* **WORK TO BE COMPLETED**:
Your copy of the material below should match it exactly, except that it holds no pictures.

* **RECORDS SHOWN**:
<<<<
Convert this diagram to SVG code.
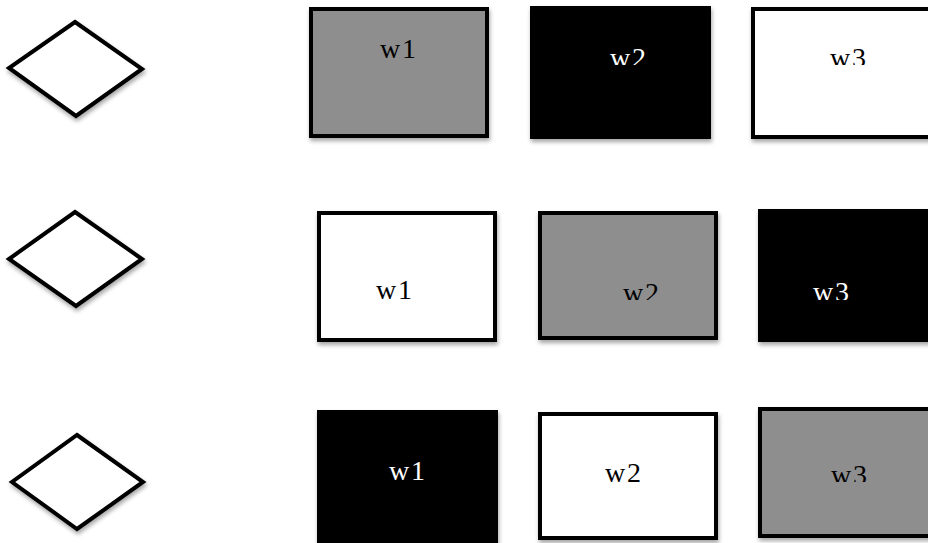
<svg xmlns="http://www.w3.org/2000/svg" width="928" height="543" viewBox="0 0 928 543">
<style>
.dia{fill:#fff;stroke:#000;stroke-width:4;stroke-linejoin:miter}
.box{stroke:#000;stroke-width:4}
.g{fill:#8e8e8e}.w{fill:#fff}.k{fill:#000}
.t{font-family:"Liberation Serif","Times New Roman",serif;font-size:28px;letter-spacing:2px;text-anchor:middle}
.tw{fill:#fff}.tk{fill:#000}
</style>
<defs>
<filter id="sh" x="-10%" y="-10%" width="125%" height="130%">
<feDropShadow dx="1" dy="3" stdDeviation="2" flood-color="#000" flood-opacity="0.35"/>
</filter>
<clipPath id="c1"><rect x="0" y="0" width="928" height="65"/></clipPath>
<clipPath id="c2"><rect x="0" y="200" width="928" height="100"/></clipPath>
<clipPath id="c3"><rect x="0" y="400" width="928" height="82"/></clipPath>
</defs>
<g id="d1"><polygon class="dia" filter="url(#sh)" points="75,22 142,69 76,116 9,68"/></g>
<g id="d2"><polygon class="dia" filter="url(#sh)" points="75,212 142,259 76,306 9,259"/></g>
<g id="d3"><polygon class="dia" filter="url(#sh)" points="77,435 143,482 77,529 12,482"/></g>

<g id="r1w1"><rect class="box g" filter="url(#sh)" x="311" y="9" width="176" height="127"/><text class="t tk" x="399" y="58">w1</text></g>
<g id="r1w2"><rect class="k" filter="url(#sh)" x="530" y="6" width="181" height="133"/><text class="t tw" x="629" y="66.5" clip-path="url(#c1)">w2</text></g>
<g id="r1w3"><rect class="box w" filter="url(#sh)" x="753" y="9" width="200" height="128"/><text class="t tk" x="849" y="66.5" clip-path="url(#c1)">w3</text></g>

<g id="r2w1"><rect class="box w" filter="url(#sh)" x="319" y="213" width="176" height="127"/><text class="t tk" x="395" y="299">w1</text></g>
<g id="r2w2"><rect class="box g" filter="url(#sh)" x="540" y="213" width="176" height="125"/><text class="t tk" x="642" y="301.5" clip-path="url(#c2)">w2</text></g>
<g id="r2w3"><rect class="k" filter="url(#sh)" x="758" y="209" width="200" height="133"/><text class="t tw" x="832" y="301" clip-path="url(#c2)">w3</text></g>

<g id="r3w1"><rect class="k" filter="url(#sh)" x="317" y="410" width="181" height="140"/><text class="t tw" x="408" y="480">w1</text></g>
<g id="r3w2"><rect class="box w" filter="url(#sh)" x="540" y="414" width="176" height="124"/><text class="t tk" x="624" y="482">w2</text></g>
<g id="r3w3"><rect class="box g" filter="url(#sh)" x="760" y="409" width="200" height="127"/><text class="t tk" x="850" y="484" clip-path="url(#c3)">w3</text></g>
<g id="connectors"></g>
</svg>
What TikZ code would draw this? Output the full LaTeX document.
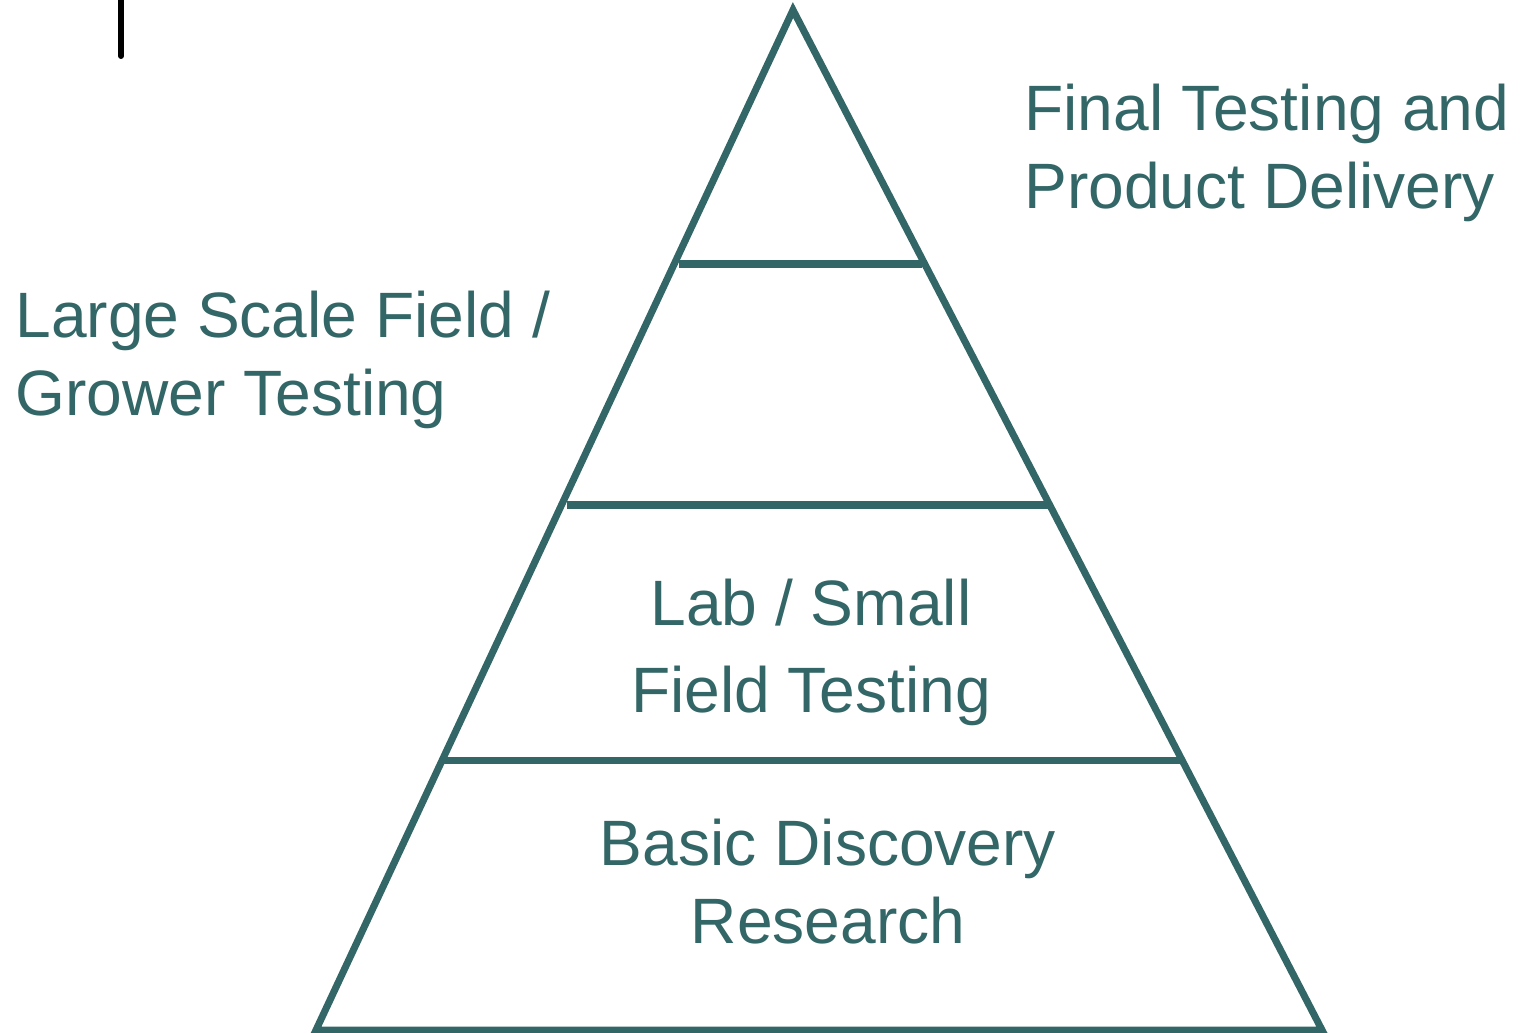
>>>>
* **TASK OUTPUT**:
Convert this diagram to SVG code.
<svg xmlns="http://www.w3.org/2000/svg" width="928" height="543" viewBox="0 0 928 543">
<style>
.dia{fill:#fff;stroke:#000;stroke-width:4;stroke-linejoin:miter}
.box{stroke:#000;stroke-width:4}
.g{fill:#8e8e8e}.w{fill:#fff}.k{fill:#000}
.t{font-family:"Liberation Serif","Times New Roman",serif;font-size:28px;letter-spacing:2px;text-anchor:middle}
.tw{fill:#fff}.tk{fill:#000}
</style>
<defs>
<filter id="sh" x="-10%" y="-10%" width="125%" height="130%">
<feDropShadow dx="1" dy="3" stdDeviation="2" flood-color="#000" flood-opacity="0.35"/>
</filter>
<clipPath id="c1"><rect x="0" y="0" width="928" height="65"/></clipPath>
<clipPath id="c2"><rect x="0" y="200" width="928" height="100"/></clipPath>
<clipPath id="c3"><rect x="0" y="400" width="928" height="82"/></clipPath>
</defs>
<g id="d1"><polygon class="dia" filter="url(#sh)" points="75,22 142,69 76,116 9,68"/></g>
<g id="d2"><polygon class="dia" filter="url(#sh)" points="75,212 142,259 76,306 9,259"/></g>
<g id="d3"><polygon class="dia" filter="url(#sh)" points="77,435 143,482 77,529 12,482"/></g>

<g id="r1w1"><rect class="box g" filter="url(#sh)" x="311" y="9" width="176" height="127"/><text class="t tk" x="399" y="58">w1</text></g>
<g id="r1w2"><rect class="k" filter="url(#sh)" x="530" y="6" width="181" height="133"/><text class="t tw" x="629" y="66.5" clip-path="url(#c1)">w2</text></g>
<g id="r1w3"><rect class="box w" filter="url(#sh)" x="753" y="9" width="200" height="128"/><text class="t tk" x="849" y="66.5" clip-path="url(#c1)">w3</text></g>

<g id="r2w1"><rect class="box w" filter="url(#sh)" x="319" y="213" width="176" height="127"/><text class="t tk" x="395" y="299">w1</text></g>
<g id="r2w2"><rect class="box g" filter="url(#sh)" x="540" y="213" width="176" height="125"/><text class="t tk" x="642" y="301.5" clip-path="url(#c2)">w2</text></g>
<g id="r2w3"><rect class="k" filter="url(#sh)" x="758" y="209" width="200" height="133"/><text class="t tw" x="832" y="301" clip-path="url(#c2)">w3</text></g>

<g id="r3w1"><rect class="k" filter="url(#sh)" x="317" y="410" width="181" height="140"/><text class="t tw" x="408" y="480">w1</text></g>
<g id="r3w2"><rect class="box w" filter="url(#sh)" x="540" y="414" width="176" height="124"/><text class="t tk" x="624" y="482">w2</text></g>
<g id="r3w3"><rect class="box g" filter="url(#sh)" x="760" y="409" width="200" height="127"/><text class="t tk" x="850" y="484" clip-path="url(#c3)">w3</text></g>
<g id="connectors"></g>
</svg>
What TikZ code would draw this? Output the full LaTeX document.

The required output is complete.